We are now ready to move our model and data to the GPU using the tensor.to(device) functionality common to most PyTorch objects. One can also use the tensor.cuda() to move the tensor to the default CUDA device. Both of these methods return a copy of the object on the GPU.

We’ve borrowed a config dictionary from the Cross Validation Tutorial, which basically contains a set of parameters that resulted in a strong cross validation score for this particular dataset. For more details on these variables, see the Cross Validation Tutorial.

dset = dataset.to(device)
model = model.cuda()
config = {'lr':0.5, 'lambda_sparsity':1e-4, 'lambda_TV':1e-4, 'epochs':600}
optimizer = torch.optim.Adam(model.parameters(), lr=config['lr'])

We are now ready to train our network on the GPU. We will use a for-loop with 600 iterations (epochs) in which we will calculate the loss and step our optimizer.

from mpol import losses

# set the model to training mode
model.train()
for i in range(config['epochs']):
    # set the model to zero grad
    model.zero_grad()

    # forward pass
    vis = model()

    # get skycube from our forward model
    sky_cube = model.icube.sky_cube

    # compute loss
    loss = (
        losses.nll_gridded(vis, dset)
        + config['lambda_sparsity'] * losses.sparsity(sky_cube)
        + config['lambda_TV'] * losses.TV_image(sky_cube))

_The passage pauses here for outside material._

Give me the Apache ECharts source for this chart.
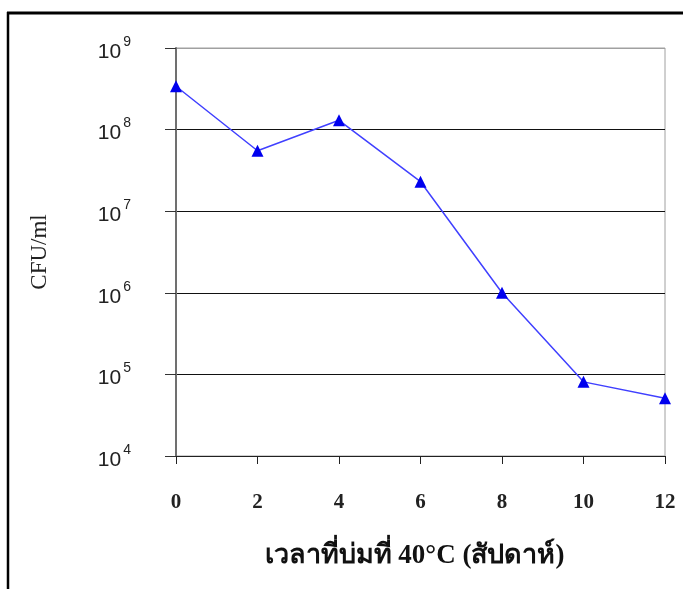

    # perform a backward pass
    loss.backward()

    # update the weights
    optimizer.step()

Congratulations! You have now trained a neural network on your GPU. In general, the process for running on the GPU is designed to be simple. Once your CUDA device has been set-up, the main changes to a CPU-only run are the steps requried moving the data and the model to the GPU for training.